Put Your Budget on the Ground: Map It
Mapping property tax revenue should start with a total revenue or revenue per acre map, like the one below (to know the importance of mapping revenue over value, see this post). The map below illustrates how much property tax revenue per acre each lot in the city generates. The colors indicate which quantile the lots reside in. This map has ten quantiles (like rankings) of equal count. That means the lots have been arranged in order of revenue per acre and then categorized into 10 quantiles (e.g. sections, categories) with an equal number of parcels in each. Parcels colored dark purple reside in the lowest 10% of all revenue per acre values. Likewise, parcels colored dark red reside in the highest 10%.

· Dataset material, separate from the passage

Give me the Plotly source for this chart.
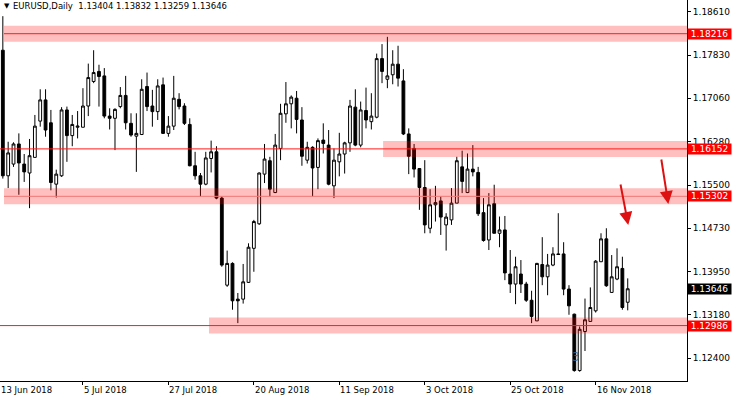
import plotly.graph_objects as go
import pandas as pd

# ---------------- data ----------------
dates = pd.bdate_range("2018-06-14", "2018-11-26")

opens = [1.1792, 1.1567, 1.1588, 1.1624, 1.1588, 1.1572, 1.1600, 1.1665, 1.1703, 1.1662,
         1.1552, 1.1567, 1.1685, 1.1639, 1.1654, 1.1654, 1.1692, 1.1736, 1.1754, 1.1746,
         1.1674, 1.1670, 1.1691, 1.1711, 1.1661, 1.1638, 1.1641, 1.1727, 1.1692, 1.1682,
         1.1730, 1.1643, 1.1656, 1.1704, 1.1692, 1.1659, 1.1585, 1.1567, 1.1552, 1.1598,
         1.1610, 1.1527, 1.1371, 1.1410, 1.1346, 1.1346, 1.1376, 1.1437, 1.1481, 1.1570,
         1.1594, 1.1537, 1.1616, 1.1678, 1.1696, 1.1706, 1.1667, 1.1595, 1.1618, 1.1582,
         1.1631, 1.1622, 1.1549, 1.1592, 1.1606, 1.1626, 1.1690, 1.1622, 1.1684, 1.1664,
         1.1672, 1.1777, 1.1740, 1.1748, 1.1767, 1.1737, 1.1642, 1.1616, 1.1580, 1.1546,
         1.1473, 1.1515, 1.1522, 1.1479, 1.1488, 1.1518, 1.1583, 1.1537, 1.1579, 1.1573,
         1.1501, 1.1452, 1.1517, 1.1464, 1.1470, 1.1391, 1.1373, 1.1391, 1.1373, 1.1344,
         1.1307, 1.1408, 1.1386, 1.1407, 1.1427, 1.1427, 1.1364, 1.1319, 1.1218, 1.1288,
         1.1306, 1.1325, 1.1413, 1.1454, 1.1358, 1.1382, 1.1401, 1.13404]
highs = [1.1853, 1.1628, 1.1627, 1.1643, 1.1606, 1.1633, 1.1676, 1.1722, 1.1722, 1.1685,
         1.1578, 1.1690, 1.1691, 1.1676, 1.1683, 1.1724, 1.1768, 1.1792, 1.1766, 1.1760,
         1.1688, 1.1688, 1.1726, 1.1746, 1.1679, 1.1679, 1.1740, 1.1752, 1.1721, 1.1740,
         1.1743, 1.1674, 1.1746, 1.1715, 1.1697, 1.1670, 1.1610, 1.1572, 1.1610, 1.1630,
         1.1620, 1.1530, 1.1433, 1.1412, 1.1357, 1.1409, 1.1446, 1.1488, 1.1573, 1.1624,
         1.1601, 1.1642, 1.1696, 1.1735, 1.1711, 1.1719, 1.1690, 1.1628, 1.1620, 1.1634,
         1.1661, 1.1649, 1.1616, 1.1644, 1.1628, 1.1703, 1.1722, 1.1700, 1.1725, 1.1715,
         1.1786, 1.1803, 1.1816, 1.1792, 1.1800, 1.1758, 1.1652, 1.1624, 1.1580, 1.1595,
         1.1543, 1.1549, 1.1530, 1.1500, 1.1545, 1.1601, 1.1612, 1.1607, 1.1622, 1.1583,
         1.1527, 1.1536, 1.1551, 1.1494, 1.1495, 1.1434, 1.1422, 1.1416, 1.1377, 1.1361,
         1.1411, 1.1457, 1.1427, 1.1439, 1.1500, 1.1448, 1.1371, 1.1320, 1.1297, 1.1347,
         1.1367, 1.1416, 1.1464, 1.1473, 1.1425, 1.1437, 1.1422, 1.13832]
lows = [1.1562, 1.1545, 1.1583, 1.1533, 1.1556, 1.1509, 1.1600, 1.1655, 1.1637, 1.1541,
        1.1528, 1.1565, 1.1592, 1.1620, 1.1634, 1.1654, 1.1674, 1.1733, 1.1691, 1.1670,
        1.1650, 1.1613, 1.1688, 1.1650, 1.1637, 1.1574, 1.1640, 1.1683, 1.1655, 1.1667,
        1.1642, 1.1637, 1.1649, 1.1686, 1.1658, 1.1584, 1.1560, 1.1530, 1.1550, 1.1573,
        1.1525, 1.1404, 1.1368, 1.1327, 1.1303, 1.1338, 1.1375, 1.1395, 1.1479, 1.1554,
        1.1530, 1.1536, 1.1595, 1.1662, 1.1652, 1.1643, 1.1585, 1.1589, 1.1530, 1.1543,
        1.1607, 1.1550, 1.1527, 1.1566, 1.1571, 1.1610, 1.1620, 1.1618, 1.1652, 1.1650,
        1.1670, 1.1733, 1.1724, 1.1731, 1.1727, 1.1640, 1.1570, 1.1564, 1.1506, 1.1464,
        1.1464, 1.1485, 1.1461, 1.1433, 1.1479, 1.1518, 1.1536, 1.1536, 1.1566, 1.1495,
        1.1449, 1.1434, 1.1464, 1.1439, 1.1380, 1.1357, 1.1337, 1.1357, 1.1341, 1.1303,
        1.1307, 1.1371, 1.1353, 1.1405, 1.1425, 1.1353, 1.1318, 1.1216, 1.1216, 1.1253,
        1.1306, 1.1322, 1.1413, 1.1368, 1.1358, 1.1380, 1.1327, 1.13259]
closes = [1.1567, 1.1608, 1.1624, 1.1590, 1.1574, 1.1603, 1.1656, 1.1703, 1.1649, 1.1555,
          1.1570, 1.1685, 1.1639, 1.1659, 1.1656, 1.1692, 1.1743, 1.1752, 1.1745, 1.1674,
          1.1670, 1.1686, 1.1711, 1.1662, 1.1640, 1.1643, 1.1722, 1.1691, 1.1682, 1.1728,
          1.1643, 1.1656, 1.1706, 1.1691, 1.1661, 1.1585, 1.1567, 1.1552, 1.1599, 1.1610,
          1.1527, 1.1407, 1.1410, 1.1343, 1.1343, 1.1377, 1.1439, 1.1485, 1.1572, 1.1597,
          1.1543, 1.1622, 1.1679, 1.1696, 1.1708, 1.1668, 1.1602, 1.1618, 1.1581, 1.1630,
          1.1625, 1.1552, 1.1595, 1.1606, 1.1626, 1.1692, 1.1622, 1.1685, 1.1667, 1.1674,
          1.1777, 1.1754, 1.1746, 1.1767, 1.1742, 1.1642, 1.1602, 1.1579, 1.1546, 1.1479,
          1.1515, 1.1519, 1.1493, 1.1493, 1.1518, 1.1594, 1.1557, 1.1579, 1.1574, 1.1499,
          1.1451, 1.1515, 1.1464, 1.1470, 1.1393, 1.1373, 1.1404, 1.1373, 1.1344, 1.1315,
          1.1410, 1.1386, 1.1407, 1.1427, 1.1426, 1.1364, 1.1334, 1.1218, 1.1292, 1.1309,
          1.1331, 1.1414, 1.1454, 1.1370, 1.1386, 1.1404, 1.1331, 1.13646]

first_bar_index = 1  # first visible bar (14 Jun 2018); 13 Jun 2018 is bar 0
date_tick_labels = ["13 Jun 2018", "5 Jul 2018", "27 Jul 2018", "20 Aug 2018",
                    "11 Sep 2018", "3 Oct 2018", "25 Oct 2018", "16 Nov 2018"]
date_tick_bars = [0, 16, 32, 48, 64, 80, 96, 112]
price_ticks = [1.18610, 1.17830, 1.17060, 1.16280, 1.15500, 1.14730, 1.13950, 1.13180, 1.12400]
levels = [1.18216, 1.16152, 1.15302, 1.12986]
header = "EURUSD,Daily  1.13404 1.13832 1.13259 1.13646"
last_price = 1.13646

# ---------------- styling / positions ----------------
x_range = [0.47, 129.1]
y_range = [1.11993, 1.18820]
band_half = 0.00143
band_start = [1.22, 72.2, 1.22, 39.6]
line_start = [1.22, 0.47, 1.22, 0.47]
line_colors = ["#ff1a1a", "#ff1a1a", "#f07878", "#ff1a1a"]
arrows = [  # (head_x, head_y, tail_x, tail_y) in data units
    (118.1, 1.14789, 116.6, 1.15541),
    (125.6, 1.15165, 124.25, 1.15989),
]
FONT = "DejaVu Sans"

xs = list(range(first_bar_index, first_bar_index + len(opens)))

fig = go.Figure()
fig.add_trace(go.Candlestick(
    x=xs, open=opens, high=highs, low=lows, close=closes,
    increasing=dict(line=dict(color="black", width=1), fillcolor="white"),
    decreasing=dict(line=dict(color="black", width=1), fillcolor="black"),
    whiskerwidth=0, hoverinfo="skip", showlegend=False,
))

shapes = []
for lvl, x0 in zip(levels, band_start):
    shapes.append(dict(type="rect", xref="x", yref="y", x0=x0, x1=x_range[1],
                       y0=lvl - band_half, y1=lvl + band_half,
                       fillcolor="rgba(255,0,0,0.25)", line=dict(width=0), layer="above"))
for lvl, x0, c in zip(levels, line_start, line_colors):
    shapes.append(dict(type="line", xref="x", yref="y", x0=x0, x1=x_range[1],
                       y0=lvl, y1=lvl, line=dict(color=c, width=1), layer="above"))

annotations = []
# header
annotations.append(dict(xref="paper", yref="paper", x=0, y=1, xanchor="left", yanchor="top",
                        xshift=2, yshift=0, text="▼", showarrow=False,
                        font=dict(family=FONT, size=7, color="black")))
annotations.append(dict(xref="paper", yref="paper", x=0, y=1, xanchor="left", yanchor="top",
                        xshift=11, yshift=1, text=header, showarrow=False,
                        font=dict(family=FONT, size=8.5, color="black")))
# date labels
for lbl, b in zip(date_tick_labels, date_tick_bars):
    annotations.append(dict(xref="x", yref="paper", x=max(b, x_range[0]), y=0,
                            xanchor="left", yanchor="top", yshift=-2, xshift=-1,
                            text=lbl, showarrow=False,
                            font=dict(family=FONT, size=8.5, color="black")))
# level price labels
for lvl in levels:
    annotations.append(dict(xref="paper", yref="y", x=1, y=lvl, xanchor="left", yanchor="middle",
                            text=f"{lvl:.5f}", showarrow=False, bgcolor="#ff0000",
                            borderpad=0, width=43, align="center",
                            font=dict(family=FONT, size=9, color="white")))
annotations.append(dict(xref="paper", yref="y", x=1, y=last_price, xanchor="left", yanchor="middle",
                        text=f"{last_price:.5f}", showarrow=False, bgcolor="black",
                        borderpad=0, width=43, align="center",
                        font=dict(family=FONT, size=9, color="white")))
# red arrows
for hx, hy, tx, ty in arrows:
    annotations.append(dict(xref="x", yref="y", axref="x", ayref="y", x=hx, y=hy, ax=tx, ay=ty,
                            text="", showarrow=True, arrowhead=2, arrowsize=1.3,
                            arrowwidth=2, arrowcolor="#dd1111", standoff=0))
# faint blue wave label
annotations.append(dict(xref="x", yref="y", x=108.3, y=1.12420, text="3", showarrow=False,
                        font=dict(family=FONT, size=12, color="rgba(50,100,150,0.85)")))

fig.update_layout(
    width=733, height=399,
    margin=dict(l=0, r=46, t=0, b=18),
    plot_bgcolor="white", paper_bgcolor="white",
    showlegend=False,
    boxgap=0.25,
    shapes=shapes, annotations=annotations,
    xaxis=dict(range=x_range, showgrid=False, zeroline=False, showline=True,
               linecolor="black", linewidth=1, ticks="outside", ticklen=3, tickcolor="black",
               tickvals=date_tick_bars[1:], showticklabels=False,
               rangeslider=dict(visible=False), fixedrange=True),
    yaxis=dict(side="right", range=y_range, showgrid=False, zeroline=False, showline=True,
               linecolor="black", linewidth=1, ticks="outside", ticklen=3, tickcolor="black",
               tickvals=price_ticks, ticktext=[f"{v:.5f}" for v in price_ticks],
               tickfont=dict(family=FONT, size=9, color="black"), fixedrange=True),
)

fig.write_html("out.html", config={"displayModeBar": False},
               post_script="document.body.style.margin='0';document.body.style.overflow='hidden';")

The extrusion (height) of the parcels illustrates the actual revenue per acre value. So, if one parcel is twice the height of an adjacent parcel, then it generates twice the revenue per acre. This type of symbology (color scheme & height) works well for geographic analysis. This map can help you understand which areas in the City of Milwaukee perform well and which don’t. This map could help you compare neighborhoods, zip codes, or districts. Incorporating demographic data can also offer us a powerful insight into the ethics of how cities fund themselves. It’s a great lens, and can lead to valuable insight. However, it’s not the only lens to look through.
The above map illustrates a categorical view of the same property tax revenue per acre. The extrusion (height) still illustrates the revenue per acre values, but the colors now represent a land use classification. A categorical approach offers a different, but extremely valuable view of the revenue per acre patterns. This approach can help immensely if a city wants to know how its zoning districts, future land use categories, or development types perform financially. A city that wants to approach its development regulations as an investment portfolio (which is a good idea) needs to know about this way of analyzing itself.

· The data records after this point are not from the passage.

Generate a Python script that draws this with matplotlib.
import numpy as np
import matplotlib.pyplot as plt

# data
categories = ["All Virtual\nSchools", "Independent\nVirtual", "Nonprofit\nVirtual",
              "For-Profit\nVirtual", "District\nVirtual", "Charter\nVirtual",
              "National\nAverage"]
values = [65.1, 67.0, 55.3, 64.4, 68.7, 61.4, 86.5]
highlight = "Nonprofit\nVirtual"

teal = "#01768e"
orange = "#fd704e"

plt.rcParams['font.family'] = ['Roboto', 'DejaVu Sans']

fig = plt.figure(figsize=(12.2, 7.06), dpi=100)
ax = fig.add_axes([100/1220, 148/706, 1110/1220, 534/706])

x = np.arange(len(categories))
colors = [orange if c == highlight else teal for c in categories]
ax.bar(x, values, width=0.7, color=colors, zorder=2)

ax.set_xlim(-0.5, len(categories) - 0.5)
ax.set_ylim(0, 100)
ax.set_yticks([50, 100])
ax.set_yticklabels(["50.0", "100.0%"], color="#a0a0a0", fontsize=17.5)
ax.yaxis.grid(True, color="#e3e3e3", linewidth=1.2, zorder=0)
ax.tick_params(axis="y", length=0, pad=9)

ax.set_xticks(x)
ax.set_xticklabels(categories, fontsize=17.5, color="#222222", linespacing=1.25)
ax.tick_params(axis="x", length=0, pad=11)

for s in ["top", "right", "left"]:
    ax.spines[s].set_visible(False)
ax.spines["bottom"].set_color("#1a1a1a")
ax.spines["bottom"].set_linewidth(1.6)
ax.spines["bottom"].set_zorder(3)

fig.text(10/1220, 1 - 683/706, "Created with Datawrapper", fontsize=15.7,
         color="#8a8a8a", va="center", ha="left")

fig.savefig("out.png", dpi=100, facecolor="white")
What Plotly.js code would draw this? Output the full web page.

Add Clarity & Detail to Your City’s Public Discourse
Below you’ll see some basic stats on the land use categories available in the City of Milwaukee’s 2018 property tax data. The bar chart shows how much revenue per acre each land use category generates on average. The top pie chart represents the proportion of land each land use category occupies across the city. The lower pie chart represents the proportion of the total revenue each land use category generates. The color in each chart represents the same land use category.
Charts like this can help a city begin to understand their development regulations as an investment portfolio. Take a look at Multi-family. As a land use it occupies 5% of the land, but generates 13% of the overall revenue. That’s a financially beneficial ratio for the city. In fact, all the residential and commercial land uses have similar ratios. The only land uses which have higher percentages in the occupied space chart than they do in the revenue chart are tax exempt, vacant, industrial, transportation, or agricultural.
With this kind of data available we can begin to address the following questions:
- Does your current city budget and capital improvement program allocate enough funds to install, maintain, and operate all the services and facilities citizens expect from the city?
- Does your city’s development portfolio consist primarily of high or low revenue generating types?
- What categories would you approve your city developing more of to create a higher revenue portfolio?
- How would you prefer your city address a shortfall in budgeting?
- Shift development patterns to have a greater proportion of high earning land uses?
- Increase the tax rates to accommodate a lower revenue land use pattern?
- Cut services and facilities?
- Create new funding structures outside of property taxes
- Some mixture of these options?
These questions set the stage for some great discussions with a higher level of detail. For instance, folks might want more high revenue land uses such as the “mixed commercial & residential” but only in certain forms or locations. They might support 4 stories or shorter along the commercial corridors outside of downtown. Or, maybe a city adamantly wants a portfolio with a 75% single family detached land uses, which generally has lower revenue potential, but they’re willing to enforce any form factors consistently found in the top 10% of that category. The revenue data allows for that type of deeper analysis. For example, the chart below organizes single family detached homes into lot size categories and shows revenue per acre and average improvement value per lot across those lot size categories.
The charts shows that the revenue per acre (line) decreases as the lot size increases, despite an increasing average improvement value (bar). Bigger more expensive homes don’t necessarily translate into higher revenue performance. So, a higher performing single family detached portfolio might include a higher proportion of small lot single family detached homes to larger lots. That could lead directly to amending a city’s zoning and subdivision ordinance. We can take this type of analysis and discussion in an endless number of directions. Most importantly we need to know that this type of discussion is available, and a city has much to gain by getting it started.
Parting Thoughts
Keep in mind this data hasn’t even incorporated costs yet. The discussion reaches a whole new level of detail once a study incorporates costs into the equation. Return on investment and net revenue metrics of different geographies and categories become available. Additionally, adding cost data allows a city to run projections on whether their current trends or future development scenarios create a net positive or net negative financial future.
Much of life occurs deep in the nitty-gritty. That’s true for cities just as much as for people. One of our goals at Urbex Solutions is to help cities make sense of, communicate, and utilize its own data.